Former Alestle photographer published in Rolling Stone

Demareyo Tittle, 19, foreground, wears part of the outfit he planned on going to prom in along with his homecoming king sash and crown before it was canceled due to COVID-19 concerns on Saturday, May 9, 2020, in Killeen, Texas. “I feel like we wasted our money,” Tittle said. Also pictured (left to right) is his grandmother Erma Allen, 56, brother Omarie Tittle, 16, and mother Juanita Franklin, 36.

Roughly six years ago, Christian Lee gained The Alestle’s attention as a student photographer. Now, he has garnered the recognition from big name publications, most recently, that of Rolling Stone.

In the professional world, Lee worked as a photographer for various news sources, but he got his work published in Rolling Stone thanks to social media.

“I had done a lot of internships and had met a lot of people. There are editors from the Washington Post or the Los Angeles Times, and they shared my work I did, or like and tweet about it and put it on Facebook, and it leads into other opportunities,” Lee said. “Rolling Stone saw it on social and wanted to purchase the usage rights, and they sent over their info.”

The project featured in Rolling Stone was inspired, in part, by the COVID-19 pandemic, and from Lee’s personal life.

“The project was about the students that couldn’t go to prom because of the pandemic. What really motivated me was my cousin, who didn’t get that opportunity. He lives out in [Los Angeles]. They just did nothing. If I was there, we would at least dress him up just to do something about it. And there were people in the neighborhood who wanted that same opportunity,” Lee said. “That inspired me to document other students who didn’t go to prom. [They] needed that opportunity to show out. Doing that once in a while is good for morale, and good for people.”

Because of his connection to the story, Lee cared greatly about it. According to Lee, that is incredibly important to his work.

“I started working on the project because I was passionate. There’s a difference between working on an assignment, and just doing something because you’re passionate about it,” Lee said. “Do what’s required at your job, but remember to submit those ideas that you’re passionate about.”

Lee said working with The Alestle gave him chances to explore his passions, like his coverage of the Ferguson, Missouri, protests in 2014. He said the two best parts of the job were the experience he gained and how versatile student journalism was.

“To be honest, [that] was one of my first journalism jobs. I really had an opportunity,” Lee said. “My biggest thing I learned was planning. As a student journalist, you have to plan around your studies and still get your work done. It wasn’t just a nine-to-five [job], it was all very flexible for getting stuff done.”

Specifically, the most useful skill Lee said he learned at The Alestle was preparing for interviews. He also said he was grateful for the stress that courses at SIUE added to his life.

“Some people spend more time trying to execute than to plan,” Lee said. “It is so important to find out about [your subject], find their resume. That’s the planning part of the job. The skill I ultimately learned was planning, on a basic level, around studies, but now … if you can plan around your studies and still do stories, you’re going to be fine.”

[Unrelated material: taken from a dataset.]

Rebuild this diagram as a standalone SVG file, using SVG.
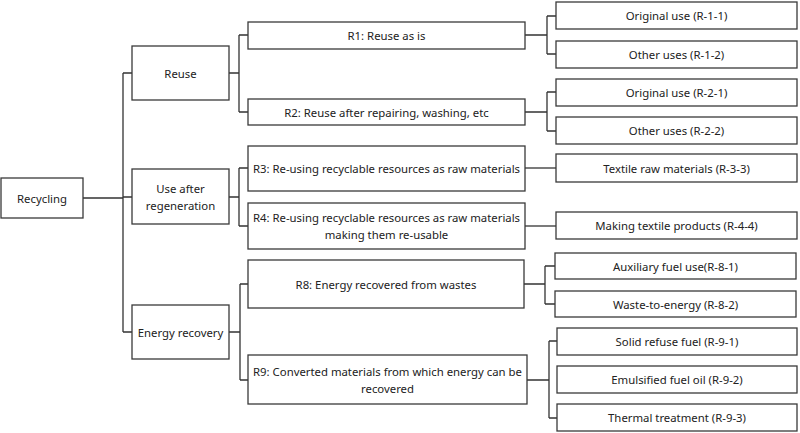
<svg xmlns="http://www.w3.org/2000/svg" width="800" height="433" viewBox="0 0 800 433">
<style>
.box{fill:#fff;stroke:#3a3a3a;stroke-width:1.3}
.t{font-family:"Noto Sans","Open Sans",sans-serif;font-size:11.35px;fill:#222;text-anchor:middle;dominant-baseline:central}
.c{fill:none;stroke:#333;stroke-width:1.3}
</style>
<rect width="800" height="433" fill="#fff"/>
<g id="connectors">
<path class="c" d="M83 198H123M123 73V332M123 73H132M123 197H132M123 332H132"/>
<path class="c" d="M229 73H239M239 35V112M239 35H248M239 112H248"/>
<path class="c" d="M229 197H239M239 168V226M239 168H248M239 226H248"/>
<path class="c" d="M229 332H240M240 284V380M240 284H248M240 380H248"/>
<path class="c" d="M525 35H547M547 16V54M547 16H556M547 54H556"/>
<path class="c" d="M525 112H547M547 92V131M547 92H556M547 131H556"/>
<path class="c" d="M525 168H556"/>
<path class="c" d="M525 226H556"/>
<path class="c" d="M524 284H545M545 266V304M545 266H555M545 304H555"/>
<path class="c" d="M527 380H549M549 341V418M549 341H557M549 418H557"/>
</g>
<g id="recycling"><rect class="box" x="1" y="178" width="82" height="40"/><text class="t" x="42" y="198">Recycling</text></g>
<g id="reuse"><rect class="box" x="132" y="46" width="97" height="54"/><text class="t" x="180.5" y="73">Reuse</text></g>
<g id="regeneration"><rect class="box" x="132" y="169" width="97" height="55"/><text class="t" x="180.5" y="188">Use after</text><text class="t" x="180.5" y="205">regeneration</text></g>
<g id="energy"><rect class="box" x="132" y="305" width="97" height="54"/><text class="t" x="180.5" y="332">Energy recovery</text></g>
<g id="r1"><rect class="box" x="248" y="22" width="277" height="27"/><text class="t" x="386.5" y="35">R1: Reuse as is</text></g>
<g id="r2"><rect class="box" x="248" y="99" width="277" height="26"/><text class="t" x="386.5" y="112">R2: Reuse after repairing, washing, etc</text></g>
<g id="r3"><rect class="box" x="248" y="146" width="277" height="45"/><text class="t" x="386.5" y="168">R3: Re-using recyclable resources as raw materials</text></g>
<g id="r4"><rect class="box" x="248" y="203" width="277" height="46"/><text class="t" x="386.5" y="217">R4: Re-using recyclable resources as raw materials</text><text class="t" x="386.5" y="234">making  them re-usable</text></g>
<g id="r8"><rect class="box" x="248" y="260" width="276" height="48"/><text class="t" x="386" y="284">R8: Energy recovered from wastes</text></g>
<g id="r9"><rect class="box" x="248" y="355" width="279" height="49"/><text class="t" x="387.5" y="371">R9: Converted materials from which energy can be</text><text class="t" x="387.5" y="388">recovered</text></g>
<g id="r11"><rect class="box" x="556" y="2" width="241" height="27"/><text class="t" x="676.5" y="15.5">Original use (R-1-1)</text></g>
<g id="r12"><rect class="box" x="556" y="41" width="241" height="27"/><text class="t" x="676.5" y="54.5">Other uses (R-1-2)</text></g>
<g id="r21"><rect class="box" x="556" y="79" width="241" height="27"/><text class="t" x="676.5" y="92.5">Original use (R-2-1)</text></g>
<g id="r22"><rect class="box" x="556" y="117" width="241" height="27"/><text class="t" x="676.5" y="130.5">Other uses (R-2-2)</text></g>
<g id="r33"><rect class="box" x="556" y="154" width="241" height="28"/><text class="t" x="676.5" y="168">Textile raw materials (R-3-3)</text></g>
<g id="r44"><rect class="box" x="556" y="212" width="241" height="27"/><text class="t" x="676.5" y="225.5">Making textile products (R-4-4)</text></g>
<g id="r81"><rect class="box" x="555" y="253" width="241" height="26"/><text class="t" x="675.5" y="266">Auxiliary fuel use(R-8-1)</text></g>
<g id="r82"><rect class="box" x="555" y="291" width="241" height="26"/><text class="t" x="675.5" y="304">Waste-to-energy (R-8-2)</text></g>
<g id="r91"><rect class="box" x="557" y="328" width="240" height="27"/><text class="t" x="677" y="341.5">Solid refuse fuel (R-9-1)</text></g>
<g id="r92"><rect class="box" x="557" y="366" width="240" height="27"/><text class="t" x="677" y="379.5">Emulsified fuel oil (R-9-2)</text></g>
<g id="r93"><rect class="box" x="557" y="404" width="240" height="27"/><text class="t" x="677" y="417.5">Thermal treatment (R-9-3)</text></g>
</svg>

Lee said the most important advice for any aspiring journalist would be to develop themself as much as they develop their writing.

“When you sit down at an interview, [the interviewers] really want to know your passions. Anyone can go to a job and write. But when they hire you, they buy you,” Lee said. “Your work should be an indication of who you are. If you’re producing work that isn’t who you are, you won’t be memorable.”